Rethinking Physician Involvement in Lethal Injection
Why physician involvement in the practice must be reconsidered
Since a moratorium on capital punishment was lifted in 1976, the United States of America has executed over 1,500 death row inmates. The majority of these executions have been carried out using 1, 2 or 3-drug lethal injection protocols. In 2021 alone, 11 prisoners in America were executed this way. So far in 2022, 7 have been executed using the method.
Lethal injection, as a means to carry out state-sanctioned executions, was first proposed nearly 50 years ago by Jay Chapman, Oklahoma's state medical examiner. Following public pressure to abandon the use of electrocution in capital punishment, Chapman's injection protocol spread across the country and capital punishment, through its new association with medicine, became respectable once again.
Following its adoption, the standard lethal injection protocol included the use of three fast acting drugs administered intravenously in the inmate's arm. The first, sodium thiopental, acts as a sedative and relaxes the prisoner. Next, a paralytic agent is administered to inhibit skeletal muscle contraction, paralyzing the inmate. Finally, an injection of potassium chloride is administered to induce cardiac arrest, killing the inmate.
Of these drugs, the most controversial remains the paralytic agent, which effectively serves as a behavioral mask during the execution protocol. The use of this drug has led some medical professionals to refer to the lethal injection process as a sort of theatre: "the curtain goes up, the curtain goes down".
With the employment of a paralyzing agent, onlookers are saved the trouble of witnessing an untidy execution in which inmates may convulse or twitch. But as has been noted elsewhere, the use of the paralytic, from the perspective of the inmate, is bizarre as it offers a more human-seeming execution but allows for the possibility, quite literally in this case, of unbearable pain and suffering. Giving the masking quality of the paralyzing agent, its use in traditional modes of end of life care is generally prohibited.
Controversy related to the procurement of specific drugs used in America’s execution chambers has led to changing protocols from state to state. Some, at times, have relied upon large dose single drug protocols. Haphazard approaches along these lines have led to a number of cruel and unusual executions. These cases have thrust the constitutionality of lethal injection practices into the spotlight repeatedly. Ultimately, high courts in the US have sided against the claim that the protocols are unconstitutional.

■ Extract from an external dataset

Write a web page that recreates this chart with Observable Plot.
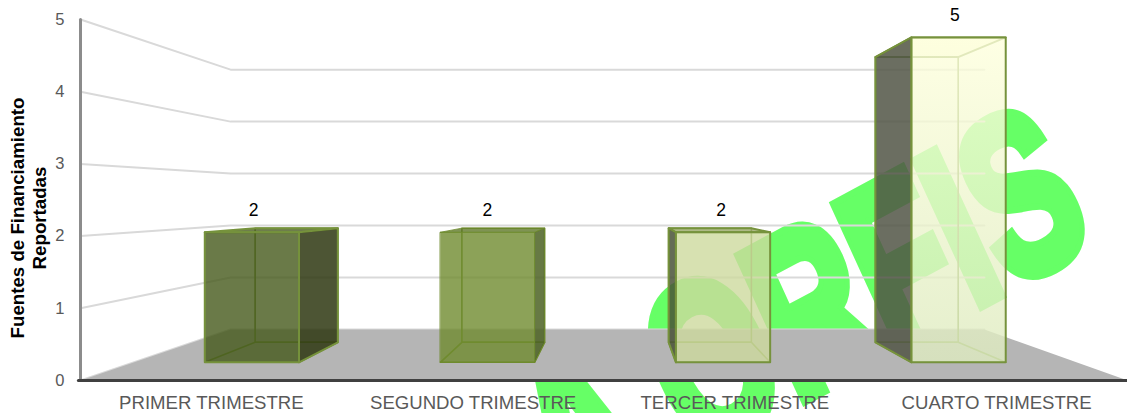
<!DOCTYPE html>
<html>
<head>
<meta charset="utf-8">
<script src="https://cdn.jsdelivr.net/npm/d3@7"></script>
<script src="https://cdn.jsdelivr.net/npm/@observablehq/plot@0.6"></script>
<style>
html,body{margin:0;padding:0;background:#fff}
svg{display:block}
</style>
</head>
<body>
<div id="chart"></div>
<script>
const categories = ["PRIMER TRIMESTRE", "SEGUNDO TRIMESTRE", "TERCER TRIMESTRE", "CUARTO TRIMESTRE"];
const values = [2, 2, 2, 5];
const valueTicks = [0, 1, 2, 3, 4, 5];
const yTitle = "Fuentes de Financiamiento\nReportadas";
const watermark = "A ORFIS";

const frontFills = ["#45591a", "#6f8b2e", "#cdd99d", "url(#bar4front)"];
const sideFills = ["#2e3711", "#4c6123", "#495137", "#515545"];
const topFills = ["#4a5c1f", "#5f7828", "#9aa868", "#fdfde0"];
const edgeColors = ["#76923c", "#6f8b2e", "#76923c", "#76923c"];
const edgeWidths = [2, 0.8, 2, 2];

// perspective camera, in chart units (category widths, value units)
const vanishX = 2.048, vanishY = 2.52;
const frontDepth = 0.9, backDepth = 0.79, wallDepth = 0.72;
const halfBar = 0.2;
const px = (x, s) => vanishX + (x - vanishX) * s;
const py = (v, s) => vanishY + (v - vanishY) * s;
const pt = (x, v, s) => ({x: px(x, s), y: py(v, s)});

const bars = categories.map((c, i) => ({c, i, v: values[i], x0: i + 0.5 - halfBar, x1: i + 0.5 + halfBar}));

const poly = (pts, o) => Plot.line(pts, {x: "x", y: "y", curve: "linear-closed", ...o});
const seg = (pts, o) => Plot.line(pts, {x: "x", y: "y", ...o});

function barMarks(b) {
  const {x0, x1, v, i} = b, f = frontDepth, k = backDepth;
  const stroke = edgeColors[i], sw = edgeWidths[i];
  const showRight = (x0 + x1) / 2 < vanishX;
  const sideX = showRight ? x1 : x0;
  const side = [pt(sideX, 0, f), pt(sideX, v, f), pt(sideX, v, k), pt(sideX, 0, k)];
  const back = [pt(x0, 0, k), pt(x1, 0, k), pt(x1, v, k), pt(x0, v, k)];
  const bottom = [pt(x0, 0, f), pt(x1, 0, f), pt(x1, 0, k), pt(x0, 0, k)];
  const top = [pt(x0, v, f), pt(x1, v, f), pt(x1, v, k), pt(x0, v, k)];
  const front = [pt(x0, 0, f), pt(x1, 0, f), pt(x1, v, f), pt(x0, v, f)];
  return [
    poly(back, {fill: "none", stroke, strokeWidth: 1.6}),
    poly(bottom, {fill: "none", stroke, strokeWidth: 1.6}),
    poly(top, {fill: topFills[i], fillOpacity: 0.8, stroke, strokeWidth: sw}),
    poly(side, {fill: sideFills[i], fillOpacity: 0.85, stroke, strokeWidth: sw, strokeLinejoin: "round"}),
    poly(front, {fill: frontFills[i], fillOpacity: 0.8, stroke, strokeWidth: sw})
  ];
}

const gridMarks = valueTicks.map(t => seg(
  [pt(0, t, 1), pt(0, t, wallDepth), pt(4, t, wallDepth)],
  {stroke: "#d9d9d9", strokeWidth: 2}
));

const floor = [pt(0, 0, 1), pt(4, 0, 1), pt(4, 0, wallDepth), pt(0, 0, wallDepth)];

const plot = Plot.plot({
  width: 1127,
  height: 413,
  marginLeft: 80,
  marginRight: 0,
  marginTop: 19,
  marginBottom: 33,
  style: {fontFamily: "'Liberation Sans', Arial, sans-serif", background: "#fff", overflow: "hidden"},
  x: {domain: [0, 4]},
  y: {domain: [0, 5]},
  marks: [
    // watermark
    Plot.text([watermark], {
      x: [3.885], y: [1.93], text: d => d,
      textAnchor: "end", lineAnchor: "bottom",
      fontSize: 250, fontWeight: "bold", fill: "#66ff66", stroke: "#66ff66", strokeWidth: 15,
      strokeLinejoin: "miter", className: "wm"
    }),
    ...gridMarks,
    poly(floor, {fill: "#b5b5b5"}),
    seg([{x: 0, y: 0}, {x: 0, y: 5}], {stroke: "#8c8c8c", strokeWidth: 3}),
    seg([{x: -0.008, y: 0}, {x: 4, y: 0}], {stroke: "#404040", strokeWidth: 3}),
    ...bars.flatMap(barMarks),
    Plot.axisY({ticks: valueTicks, tickSize: 0, tickPadding: 16, label: null, fontSize: 16.5, color: "#595959", tickFormat: d => d}),
    Plot.axisX({ticks: categories.map((c, i) => i + 0.5), tickSize: 0, tickPadding: 15, label: null, fontSize: 18.6, color: "#595959", tickFormat: (d) => categories[Math.floor(d)]}),
    Plot.text(bars, {
      x: b => px(b.i + 0.5, 0.893), y: b => py(b.v, frontDepth), text: b => String(b.v),
      dx: -1, dy: -22, fontSize: 17.5, fill: "#000"
    }),
    Plot.text([yTitle], {
      frameAnchor: "left", dx: -53, dy: 18, rotate: -90, text: d => d,
      fontSize: 18.7, fontWeight: "bold", fill: "#000", lineHeight: 1.18, textAnchor: "middle", className: "ytitle"
    })
  ]
});

// shear the watermark to the slant it has in the picture
const wm = plot.querySelector(".wm text");
if (wm) {
  const t = wm.getAttribute("transform") || "";
  wm.setAttribute("transform", t + " matrix(0.53 -0.285 0.375 0.82 0 0)");
}
// vertical gradient of the fourth bar front
const ns = "http://www.w3.org/2000/svg";
const defs = document.createElementNS(ns, "defs");
const grad = document.createElementNS(ns, "linearGradient");
grad.setAttribute("id", "bar4front");
grad.setAttribute("x1", "0"); grad.setAttribute("y1", "0");
grad.setAttribute("x2", "0"); grad.setAttribute("y2", "1");
[["0", "#feffdd"], ["1", "#deebc0"]].forEach(([o, c]) => {
  const s = document.createElementNS(ns, "stop");
  s.setAttribute("offset", o); s.setAttribute("stop-color", c);
  grad.appendChild(s);
});
defs.appendChild(grad);
plot.insertBefore(defs, plot.firstChild);
document.getElementById("chart").appendChild(plot);
</script>
</body>
</html>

A vigorously contested component of the debate around lethal injection has involved the role of the physician in the proceedings. While most professional organizations side against involvement, doctors in America have differing views on this question, some arguing that involvement of skilled professionals mitigates risks that the patient may otherwise face in the hands of untrained or under-trained staff.

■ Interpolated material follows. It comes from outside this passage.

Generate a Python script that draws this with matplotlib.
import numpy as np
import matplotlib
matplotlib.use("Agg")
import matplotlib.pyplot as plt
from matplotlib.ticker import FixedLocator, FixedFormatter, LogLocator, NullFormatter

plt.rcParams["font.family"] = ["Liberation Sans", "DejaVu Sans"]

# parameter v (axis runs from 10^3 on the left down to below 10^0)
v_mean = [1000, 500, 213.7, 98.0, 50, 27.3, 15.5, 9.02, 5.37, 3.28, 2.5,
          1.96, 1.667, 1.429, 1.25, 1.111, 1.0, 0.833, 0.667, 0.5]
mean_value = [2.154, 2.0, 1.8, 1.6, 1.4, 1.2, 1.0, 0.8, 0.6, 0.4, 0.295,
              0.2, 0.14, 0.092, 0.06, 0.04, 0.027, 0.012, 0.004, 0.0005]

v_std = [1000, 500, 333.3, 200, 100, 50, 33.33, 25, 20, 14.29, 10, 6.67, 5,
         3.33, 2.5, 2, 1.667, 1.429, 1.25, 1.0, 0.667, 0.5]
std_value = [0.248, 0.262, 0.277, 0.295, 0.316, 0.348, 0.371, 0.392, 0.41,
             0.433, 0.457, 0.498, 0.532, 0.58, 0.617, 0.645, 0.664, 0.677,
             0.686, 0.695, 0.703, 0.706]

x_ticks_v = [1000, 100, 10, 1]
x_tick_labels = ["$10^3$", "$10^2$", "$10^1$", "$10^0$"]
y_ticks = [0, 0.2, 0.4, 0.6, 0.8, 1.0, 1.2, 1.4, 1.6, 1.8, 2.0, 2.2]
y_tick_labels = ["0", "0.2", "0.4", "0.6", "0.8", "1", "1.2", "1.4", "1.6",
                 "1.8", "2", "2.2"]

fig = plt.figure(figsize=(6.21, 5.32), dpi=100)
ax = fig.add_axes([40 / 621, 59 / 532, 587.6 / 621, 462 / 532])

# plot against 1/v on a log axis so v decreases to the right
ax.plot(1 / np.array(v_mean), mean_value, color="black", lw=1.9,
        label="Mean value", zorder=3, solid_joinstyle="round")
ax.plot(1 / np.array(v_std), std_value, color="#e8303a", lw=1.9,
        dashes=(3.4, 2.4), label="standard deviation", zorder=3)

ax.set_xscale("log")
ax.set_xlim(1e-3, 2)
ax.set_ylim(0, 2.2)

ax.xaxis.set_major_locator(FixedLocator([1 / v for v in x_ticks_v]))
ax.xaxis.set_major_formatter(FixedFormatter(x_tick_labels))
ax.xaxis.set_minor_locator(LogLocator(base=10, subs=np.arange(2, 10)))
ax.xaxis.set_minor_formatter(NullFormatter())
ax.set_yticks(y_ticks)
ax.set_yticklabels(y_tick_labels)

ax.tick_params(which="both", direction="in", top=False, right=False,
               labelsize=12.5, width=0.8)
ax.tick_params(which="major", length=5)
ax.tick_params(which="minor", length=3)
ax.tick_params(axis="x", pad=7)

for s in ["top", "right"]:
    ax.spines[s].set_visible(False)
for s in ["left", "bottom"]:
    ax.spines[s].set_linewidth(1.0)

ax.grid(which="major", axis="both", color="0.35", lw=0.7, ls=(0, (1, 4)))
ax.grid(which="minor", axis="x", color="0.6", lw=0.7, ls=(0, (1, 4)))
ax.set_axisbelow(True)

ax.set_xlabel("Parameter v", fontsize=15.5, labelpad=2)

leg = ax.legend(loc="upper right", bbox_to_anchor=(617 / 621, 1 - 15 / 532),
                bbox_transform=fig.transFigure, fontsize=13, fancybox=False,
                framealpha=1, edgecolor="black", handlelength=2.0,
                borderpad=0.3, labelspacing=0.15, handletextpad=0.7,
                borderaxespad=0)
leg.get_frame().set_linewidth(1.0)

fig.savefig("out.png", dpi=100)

As I have argued elsewhere, while interesting, this logic rests on the fundamental assumption that the medical profession’s only recourse is to mitigate harm in cases where the state coerces involvement in carrying out its laws.
This is, of course, ethically and factually awry. Physicians have great impact on societal views and on the laws society ushers in. Refusing involvement would place further pressure on the state given how poorly it handles these proceedings, and may shift public sentiment away from favorable views of the practice.
A patient faced with the certainly of execution may well prefer a physician to be present and involved in the procedure to mitigate the risk of suffering. But physician involvement in lethal injection practices simply distorts and disfigures bioethics norms and standards the profession depends on. The prisoner on the receiving end of physician care in this context could never be said to providing informed consent, given that few otherwise healthy inmates in this position actually want to die.
And those who argue that prisoners are not patients in the context of lethal injection need to ask themselves why doctor involvement is so necessary in that case. Of course it is because they are fulfilling fundamental roles related to their profession. I simply suggest that this extend to professional ethics standards.
This issue is a complex one, there is no doubt. But physician involvement in the practice of lethal injection needs to be rethought, given the power doctors have to influence laws, and given the responsibility they have to uphold ethical principles and the public’s trust.
In the 21st century, there is simply no role for medicine in America’s execution chambers. On this question, the profession can and must do better.
The rest of the civilized world gets this. The rest of civilized medicine gets this. It's now time for American society and medical culture to return to a salient ethic on the question of capital punishment.
Dr Dennis E. Curry is a political commentator and resident physician training in Psychiatry.
*An earlier version of this article first appeared in the Huffington Post Blog in 2016.